Giannandrea Poesio

Escapism at its best

More than a year since its re-emergence from oblivion, Frederick Ashton’s Sylvia keeps eliciting thunderous ovations. Not surprisingly, one might add. The restored three-acter is not just a shimmering tribute to Ashton’s genius; it is sheer fun, too. Indeed, ‘fun’ more than ‘artistic pleasure’ is what should be expected, for Sylvia is not one of those monoliths of ballet culture we normally attend in religious awe and contemplation.

Originally created in 1876 in Paris, the work mirrored the crisis that underscored French choreography at that time. Little had survived of the golden epoch of the French Romantic ballet, and French theatre dance of the post Franco–Prussian war period suffered greatly from a sterile regurgitation of trite formulae. Although Delibes, whose 1870 Coppélia could be seen as the last of the great French ballets, had created another delightful score, Sylvia lacked the sparkle of its lively predecessor and suffered from a hopelessly shallow narrative.

Loosely based on a risible happy-ending reinterpretation of Tasso’s Aminta, the ballet relied on a typically French 19th-century mythological hotchpotch, but did not have, alas, the spice and the irony found in Offenbach’s mythology-inspired operettas of a few years earlier.

It is fortunate, therefore, that Ashton decided to tackle the old ballet.
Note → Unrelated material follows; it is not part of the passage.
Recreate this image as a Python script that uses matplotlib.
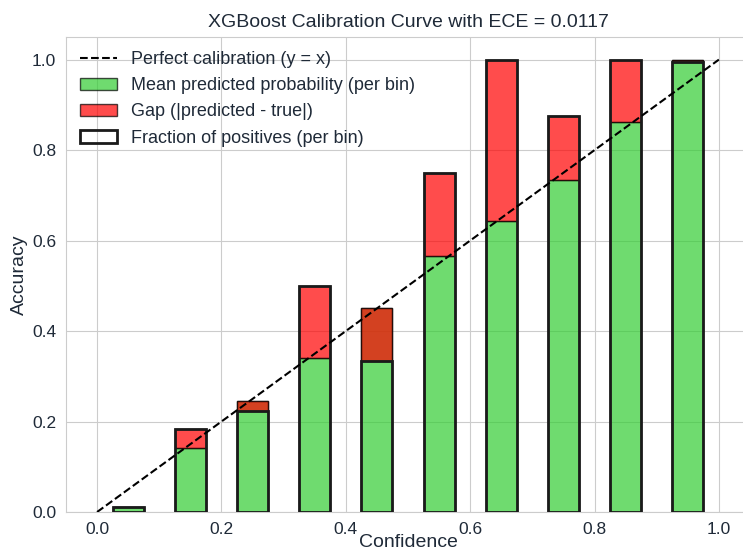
import matplotlib
matplotlib.use('Agg')  # Use non-interactive backend
import matplotlib.pyplot as plt
import seaborn as sns
import numpy as np

# Per-bin values
bin_centers = [0.05, 0.15, 0.25, 0.35, 0.45, 0.55, 0.65, 0.75, 0.85, 0.95]
mean_predicted = [0.010, 0.142, 0.246, 0.341, 0.451, 0.566, 0.644, 0.735, 0.863, 0.999]
fraction_positives = [0.012, 0.184, 0.223, 0.500, 0.334, 0.750, 1.000, 0.876, 1.000, 0.994]
ece = 0.0117

sns.set_style('whitegrid')
plt.rcParams['font.family'] = ['Liberation Sans', 'DejaVu Sans']
text_color = '#1f2a38'

fig = plt.figure(figsize=(7.43, 5.53), dpi=100)
ax = fig.add_axes([0.0888, 0.0741, 0.9206, 0.859])

conf = np.array(mean_predicted)
acc = np.array(fraction_positives)
gap_bottom = np.minimum(conf, acc)
gap_height = np.abs(conf - acc)
width = 0.05

ax.plot([0, 1], [0, 1], linestyle='--', color='black', linewidth=1.5,
        label='Perfect calibration (y = x)', zorder=5)
ax.bar(bin_centers, conf, width=width, color='limegreen', alpha=0.7,
       edgecolor='black', linewidth=1, label='Mean predicted probability (per bin)', zorder=2)
ax.bar(bin_centers, gap_height, bottom=gap_bottom, width=width, color='red', alpha=0.7,
       edgecolor='black', linewidth=1, label='Gap (|predicted - true|)', zorder=3)
ax.bar(bin_centers, acc, width=width, fill=False, edgecolor='#1a1a1a',
       linewidth=2, label='Fraction of positives (per bin)', zorder=4)

ax.set_xlim(-0.05, 1.05)
ax.set_ylim(0, 1.05)
ax.set_xticks([0.0, 0.2, 0.4, 0.6, 0.8, 1.0])
ax.set_yticks([0.0, 0.2, 0.4, 0.6, 0.8, 1.0])
ax.tick_params(labelsize=12.5, colors=text_color)
ax.set_xlabel('Confidence', fontsize=14, color=text_color, labelpad=-2)
ax.set_ylabel('Accuracy', fontsize=14, color=text_color, labelpad=3)
ax.set_title(f'XGBoost Calibration Curve with ECE = {ece:.4f}', fontsize=14,
             color=text_color, pad=7)

leg = ax.legend(loc='upper left', fontsize=13, frameon=False, labelcolor=text_color,
                borderaxespad=0.4)

plt.savefig('out.png', dpi=100)
plt.close(fig)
His unmistakably British rereading of the old choreographic extravaganza and, most of all, his perfectly judged mix of subtle humour and passion for a much idealised golden era of ballet turned Sylvia into something one is still amused and intrigued by.

But the ballet cannot be compared to classics such as Sleeping Beauty, from which Ashton cheeringly quoted (as is evident in the final act’s divertissement).